The way a case of this type is investigated is through The City’s hit-and-run detail. The unit is notoriously biased and, indeed, its investigators work for the City Attorney’s Office, which represents Muni. I have found its reports are frequently written in favor of Muni. In essence, The City is investigating itself.
One of the first things that should be done after a tragedy like this is to demand that The City preserve any and all evidence. Buses are outfitted with cameras, some looking inward and some outward. The forward-facing camera activates with a sudden change of speed or impact. It is often the most helpful. There is a camera behind the driver that often captures the right-front side of the bus and one that looks over the driver’s right shoulder, catching the left-front side of the bus. The articulated buses have significant blind spots that Muni drivers should be aware of.
Make a public records request for the 911 calls, driver calls, communications with central control (Muni’s dispatch center), and the computer-automated dispatch (CAD) reports and audio tapes. Witnesses can be identified by getting the 911 tapes that record the name and number of those who call in immediately after the incident.
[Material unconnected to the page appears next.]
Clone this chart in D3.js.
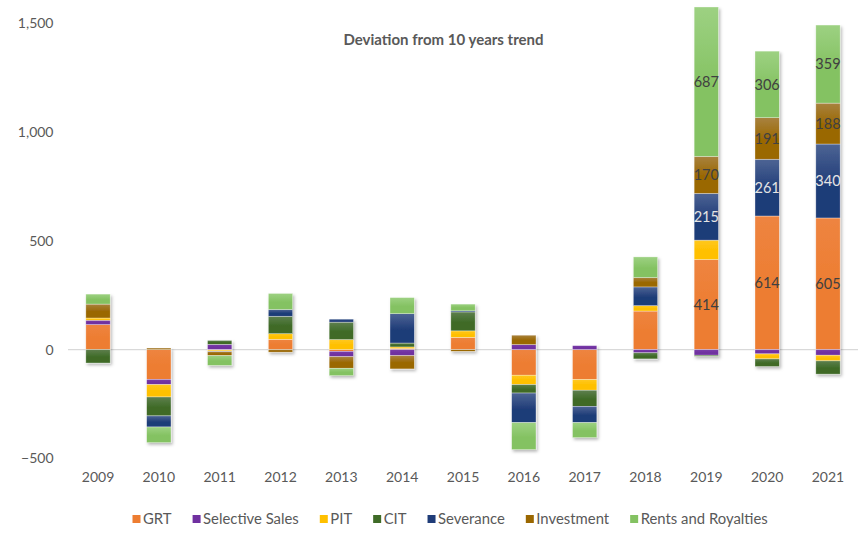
<!DOCTYPE html>
<html><head><meta charset="utf-8">
<script src="https://cdn.jsdelivr.net/npm/d3@7"></script>
<style>
body{margin:0;background:#fff}
svg{display:block;font-family:Lato,"Liberation Sans",sans-serif}
</style>
</head><body>
<svg id="c" width="866" height="534"></svg>
<script>
// ---- data ----
const years = ["2009","2010","2011","2012","2013","2014","2015","2016","2017","2018","2019","2020","2021"];
const seriesNames = ["GRT","Selective Sales","PIT","CIT","Severance","Investment","Rents and Royalties"];
const GRT        = [115,-137, -2, 47, -8,  5, 56,-118,-138,177,414,614,605];
const Selective  = [ 20, -24, 24,  0,-25,-28,  0,  23,  18,-15,-26,-20,-26];
const PIT        = [ 10, -57, -5, 26, 46,  7, 30, -43, -49, 25, 89,-23,-26];
const CIT        = [-62, -87, 18, 80, 80, 18, 87, -39, -74,-28, -5,-35,-61];
const Severance  = [  0, -51, -3, 31, 14,135,  5,-136, -75, 86,215,261,340];
const Investment = [ 64,   7,-18,-12,-53,-61, -8,  43,   0, 43,170,191,188];
const Rents      = [ 46, -72,-45, 74,-34, 74, 31,-124, -69, 95,687,306,359];
const yTicks = [-500, 0, 500, 1000, 1500];
const labelledYears = ["2019","2020","2021"];
const labelThreshold = 150;
const title = "Deviation from 10 years trend";

const seriesValues = [GRT, Selective, PIT, CIT, Severance, Investment, Rents];
const colors = ["#ED7D31","#7030A0","#FFC000","#3F6B27","#1F3C78","#9A6700","#84C262"];
const lightTops = ["#EE8440","#7A3FAA","#FFC81F","#5E7F4E","#4D6494","#A8823F","#9DD182"];

const rows = years.map((y,i)=>{
  const r = {year:y};
  seriesNames.forEach((s,j)=> r[s] = seriesValues[j][i]);
  return r;
});

const svg = d3.select("#c");

const x = d3.scaleBand().domain(years).range([67.6, 858.4]).paddingInner(0.6).paddingOuter(0.3);
const y = d3.scaleLinear().domain([-500, 1500]).range([458.3, 23.3]);

const defs = svg.append("defs");
seriesNames.forEach((s,j)=>{
  const g = defs.append("linearGradient").attr("id","g"+j).attr("x1",0).attr("y1",0).attr("x2",0).attr("y2",1);
  g.append("stop").attr("offset","0%").attr("stop-color",lightTops[j]);
  g.append("stop").attr("offset","55%").attr("stop-color",colors[j]);
  g.append("stop").attr("offset","100%").attr("stop-color",colors[j]);
});
const f = defs.append("filter").attr("id","sh").attr("x","-30%").attr("y","-30%").attr("width","160%").attr("height","160%");
f.append("feDropShadow").attr("dx",1.5).attr("dy",2).attr("stdDeviation",1.6).attr("flood-color","#000").attr("flood-opacity",0.28);

// y axis
const yAxis = d3.axisLeft(y).tickValues(yTicks).tickSize(0).tickPadding(14.5).tickFormat(d3.format(","));
const ya = svg.append("g").attr("transform","translate(68,0)").call(yAxis);
ya.select(".domain").remove();
ya.selectAll("text").attr("fill","#595959").style("font-size","14px").style("font-family","Lato");

// zero line
svg.append("line").attr("x1",68).attr("x2",858).attr("y1",y(0)).attr("y2",y(0))
  .attr("stroke","#D9D9D9").attr("stroke-width",1.2);

// x axis
const xAxis = d3.axisBottom(x).tickSize(0).tickPadding(14);
const xa = svg.append("g").attr("transform",`translate(0,${y(-500)})`).call(xAxis);
xa.select(".domain").remove();
xa.selectAll("text").attr("fill","#595959").style("font-size","14px").style("font-family","Lato");

// stacked bars
const stack = d3.stack().keys(seriesNames).offset(d3.stackOffsetDiverging);
const stacked = stack(rows);

const barsG = svg.append("g").attr("filter","url(#sh)");
stacked.forEach((layer,j)=>{
  barsG.append("g").selectAll("rect").data(layer.filter(d=>d[1]!==d[0])).join("rect")
    .attr("x", d=>x(d.data.year))
    .attr("width", x.bandwidth())
    .attr("y", d=>y(Math.max(d[0],d[1])))
    .attr("height", d=>Math.abs(y(d[0])-y(d[1])))
    .attr("fill", `url(#g${j})`)
    .attr("stroke","#ffffff").attr("stroke-opacity",0.55).attr("stroke-width",0.6);
});

// labels
const lab = svg.append("g");
stacked.forEach((layer,j)=>{
  lab.selectAll(null).data(layer.filter(d=>labelledYears.includes(d.data.year) && d.data[seriesNames[j]]>=labelThreshold))
    .join("text")
    .attr("x", d=>x(d.data.year)+x.bandwidth()/2)
    .attr("y", d=>y((d[0]+d[1])/2))
    .attr("dy","0.36em")
    .attr("text-anchor","middle")
    .attr("fill", seriesNames[j]==="Severance" ? "#E4E4E4" : "#404040")
    .style("font-size","14.5px")
    .text(d=>d.data[seriesNames[j]]);
});

// title
svg.append("text").attr("x",443.5).attr("y",40).attr("dy","0.35em").attr("text-anchor","middle")
  .attr("fill","#595959").style("font-size","15px").style("font-weight","bold").text(title);

// legend
const leg = svg.append("g");
let lx = 132.5;
const ly = 519;
const items = seriesNames.map((s,j)=>{
  const g = leg.append("g");
  g.append("rect").attr("width",8).attr("height",8).attr("y",ly-4).attr("fill",colors[j]);
  const t = g.append("text").attr("x",10.5).attr("y",ly).attr("dy","0.35em").attr("fill","#595959")
    .style("font-size","14px").text(s);
  return {g,t};
});
let total = 0; items.forEach(it=> total += it.t.node().getComputedTextLength());
const fs = 14*436/total;
items.forEach(it=>{
  it.t.style("font-size",fs+"px");
  it.g.attr("transform",`translate(${lx},0)`);
  lx += 10.5 + it.t.node().getComputedTextLength() + 21;
});
</script>
</body></html>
This often yields evidence of eyewitnesses who may not be included in the police report. CAD reports are computer logs and voice recordings of all communications with the Police Department and Fire Department.
Ask for your relative’s clothes to be preserved and returned to you. Often evidence as to what happened is on the clothing. The bus driver should, within two hours of the incident, have been tested for drugs and alcohol. This is a federal law.
The next of kin should ask for copies of the autopsy report, photographs and death certificate. This evidence can tell much about how the collision happened. This type of evidence can be very disturbing, so I would either have someone with some distance from the tragedy obtain and open them (though the request must come from the next of kin), or have them sent to a legal representative so you are not emotionally devastated by what is contained in the photographs.
Often, the police report will say the decedent “fell under the bus” or “walked into the side of the bus.” This is especially true when there is a turn being made. (Most often right turns.) This is a false representation, because what often happens is that a pedestrian will see the bus making a slight left turn and think that the bus is turning left, and then suddenly the bus swings back to the right. The pedestrian thinking the bus is going straight or turning left walks into the roadway and then the bus suddenly sweeps right. Drivers are looking to the left to make sure they do not hit oncoming traffic, then they sweep their eyes to the right and often they don’t see the pedestrian before they hit them or, by that time, the pedestrian is in their blind spot. This overshooting the corner, making a slight jog left, then a right, is called a buttonhook turn and often leaves the bus sweeping from left to right, entrapping the pedestrian.
Obtaining evidence can be quite a daunting task. The 910 form can be found on The City’s website. Given the seriousness of the case, you should get the assistance of a trial lawyer to help obtain and analyze the evidence to see if Muni has liability or not.